Either way, it's WAY less of a mess than it was. I know pampas is not completely 100% evil, and can even be rather attractive -- heaven help me, I've actually considered planting some of the root chunks elsewhere in the yard -- but I didn't realize how strange it was that it was just stuck out there in the middle of the lawn until I saw how much the overall look of the property improves without it.
And speaking of improving the overall landscape...
Here's the ugly sticky-up tree stump that was a blight on my yard this morning:
And here it is leveled off:
So I no longer need to worry quite so much about hitting THAT with the tractor, bwahaha.
Here's a tree out back that was rotting, and I can't imagine how it wasn't completely dead, but it was tenaciously hanging on... despite having fallen over directly onto another tree and getting sort of permanently stuck there by its upper branches.
Here's the tree after being cut once -- it kinda fell down and a fork in the branches caught even tighter against the tree next to it, so we couldn't move it any more that way.
But then Dave made one more cut and toppled it for good.
And now, for no good reason except that I had the camera out, here are Even More Azaleas.
The pampas grass is winning the fight, I fear. Another hour or two with the hedge clippers today still didn't raze it to the ground. Was hoping to get it to the point, maybe, where I could just run it over with the tractor, but that doesn't seem like it's gonna happen; it's just a little too live and moist to burn out, and there's still a bunch of dead junk left that's too stubborn to cut with any of the tools I own. The one solution I am NOT at the moment considering is using a chainsaw.

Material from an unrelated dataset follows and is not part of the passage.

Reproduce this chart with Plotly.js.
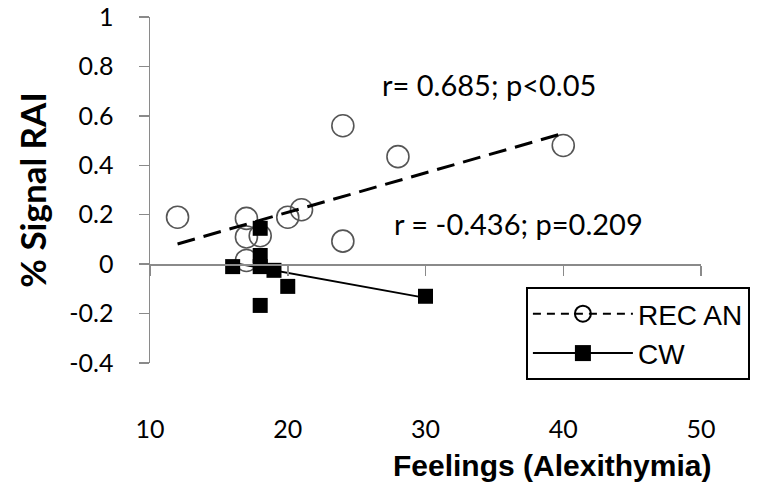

Also gave the azaleas a much-needed trim, and cleaned a lot of junk (sticks, sticks, sticks, weeds, and sticks. Oh, and for some reason an old oil filter. And then some sticks) out of the natural area along the west side of the house -- the area that I'm slowly filling up with color. Even made a little inroad on the clump of small trees and large weeds, vines, busted branches and generally ugly nature along the edge of the driveway, where there's a small tree that will look perfectly nice if I ever get the junk cleared out so the deliberately planted plants are actually visible.
The biggest excitement of the afternoon was when I was happily hedge-clipping away at the big pink azalea in the backyard and suddenly got a burst of sparks and a burnt-metal smell; whacked right through the extension cord, I did. (Dad assures me that it could have been repaired, but as I've only got about, I don't know, a BILLION feet of clearly visible orange extension cord left over from the bad ol' days when I had to string together four or five of them to run the electric mower, I decided to send this one to the electronics graveyard instead.)
Today I planted two azaleas, one lilac, and several mosses that I hope will spread and become wonderful shady-area ground cover; also thinned and transplanted some ornamental grass and used up the rest of a bag of grass seed (the areas I seeded a couple weeks ago are for the most part doing great, and I got more growth than I expected, considering that most of the bald spotshad to do with big patches of clay).
We're in that nice time of year when I can actually be outside without collapsing from heat or pollen, and I wish I had an unlimited budget, so I could really go nuts with the flowering ornamentals.